More recently we have seen messaging service providers that have decided to piggy back voice on their messages. The last in the row, for now, is Snapchat that is releasing a host of new features to its image messaging software.
Last year Nielsen analysed the way people are using their smartphones and how the use changed over time. It looks like most of the time is spent on Apps (not on calling someone...), 85% in the US. And people are using on average some 26 apps a month. Whilst the time spent using a phone is increasing, and so it is increasing the time spent using apps, the number of apps used tends to remain stable. Even more important, it seems that 84% of the time spent on apps (which is 85% of the total time we use the smart phone) is spent on just 5 of them.

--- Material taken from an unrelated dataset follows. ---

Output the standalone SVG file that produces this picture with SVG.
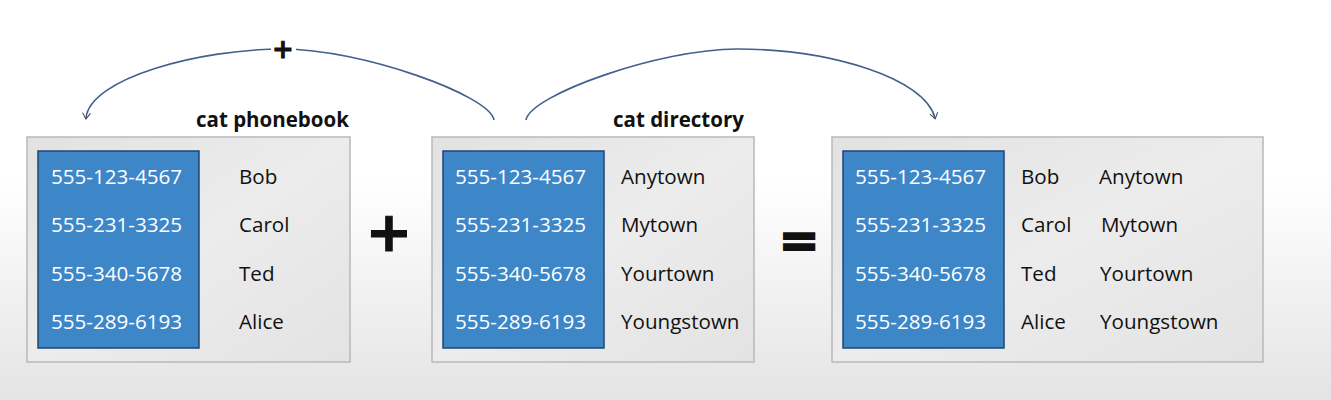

Becoming part of that top 5 is crucial!
This is the main drive leading to the bundling of services within a single app. Each app provider aims at keeping the user within their "garden" and providing voice service is one way of doing it.
The coding of voice in bits has become so effective that just a marginal bandwidth is sufficient to deliver an acceptable quality of the communications. Hence it has become "easy" to funnel voice services in other services. We can expect voice to become a standard add on to most apps, including game apps (where the first drive can be to allow gamers to talk with one another but in reality as a tool to keep the gamer in the app all time).
This means that in a few year voice may disappear (almost) as a stand alone service. We will find it in many of the apps we are using. The crucial point (something that still needs to be worked out) is to find a way to route voice from the calling app to the app being used by the called party. I guess this will be a point that will be addressed by 5G, something that is not under the radar of most 5G researchers but that I feel will become a winning point from a market point of view.
5G, at least to me, will be a revolution not in physical transport layers (1-3 of the ISO stack) but at the higher layers, session, presentation and application.